Un discours engagé et engageant
Puis, ces expériences personnelles le mènent à évoquer la principale cause de ces atrocités : l’absence d’un état de droit en République démocratique du Congo et l’impunité qui des actions commises par les dirigeants en place. C’est ici que son discours devient engagé et politique. Mais, pour faire passer efficacement son message, Denis Mukwege utilise toujours des analogies concrètes. Par exemple, lorsqu’il mentionne que cette violence a entraîné plus de 6 millions de victimes, il affirme : « Imaginez, l’équivalent de toute la population du Danemark décimée ». Il insiste alors sur la nécessité de se battre pour de telles causes. Et c’est à ce moment-là qu’il affirme officiellement accepter le prix Nobel de la paix, sous les acclamations de l’audience.

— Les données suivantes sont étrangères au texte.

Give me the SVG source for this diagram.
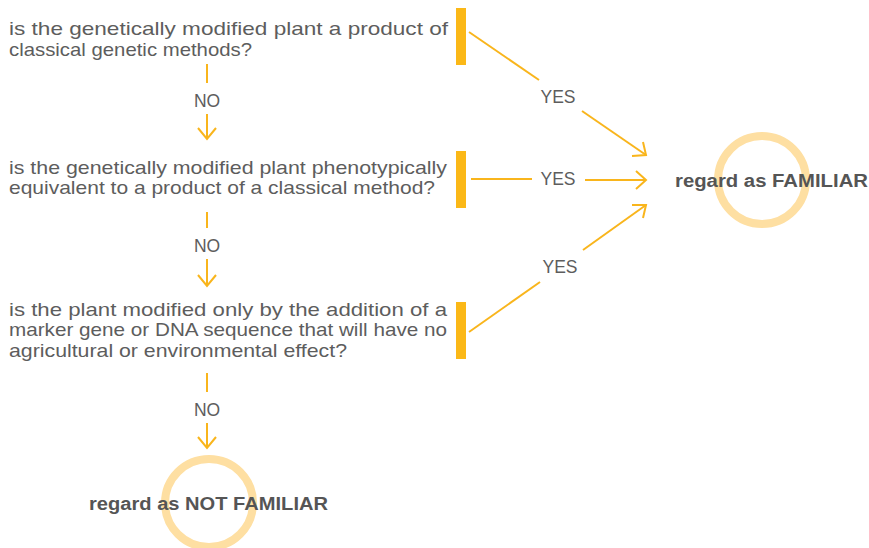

Suite aux applaudissements, il reprend avec force : « Je m’appelle Denis Mukwege, je viens du pays le plus riche du monde. Pourtant, le peuple de mon pays est parmi le plus pauvre du monde ». Le contraste souligne parfaitement la racine du problème. Encore une fois, pour transmettre ses convictions, il touche l’audience très concrètement : « Nous aimons tous les belles voitures, les bijoux et les gadgets… J’ai moi-même un smartphone. Ces objets contiennent des minéraux que l’on trouve chez nous, souvent extraits dans des conditions inhumaines par de jeunes enfants qui sont victimes d’intimidation et de violences sexuelles […] Réfléchissez un instant au coût humain de la fabrication de ces objets. En tant que consommateur, le moins que l’on puisse faire, est d’insister que ces produits soient fabriqués dans le respect de la dignitié humaine. Fermez les yeux devant le drame, c’est être complice ! ». Denis Mukwege est convaincant car il adapte son discours au quotidien de nos vies, à ce que nous vivons et connaissons le mieux.
Un combat qui doit être mené par tous
Petit à petit, l’orateur parvient ainsi à passer d’un problème que nous pourrions croire, à tort, circonscrit à la République du Congo, à un enjeu mondial, qui nous touche tous, individuellement. Il passe de son expérience personnelle à des convictions universelles. Il appelle alors à l’engagement de tous pour continuer le combat. Ce dernier se ressent tout au long de son discours grâce à sa voix assurée, pleine de conviction, de rage comme d’espoir. Le rythme de son intervention mime aussi des phases d’action mais également des moments de réflexions grâce à la réalisation de nombreux et courts silences.
Cet appel à l’action devient solennel et plus grave encore avec l’utilisation d’une magnifique anaphore de cinq répétions du groupe de mots « Ayons le courage… ». Sa conclusion est donc dédiée aux solutions concrètes et aux actions à mener pour mettre fin à ces atrocités. Il en énumère plusieurs explicitement : soutenir et protéger les femmes au quotidien, développer une masculinité positive qui soit respectueuse de la dignité de tous, refuser l’indifférence ou encore, à destination des Etats, l’arrêt immédiat des visites officielles des présidents de pays qui ne font rien pour lutter contre ces crimes.
Ces actions nous font réfléchir car elles sont présentées de façon concrète. Elles sont énoncées clairement et permettent à chacun, individuellement comme collectivement, d’agir pour changer les choses. Un discours pour la paix et un futur meilleur qui restera dans les annales.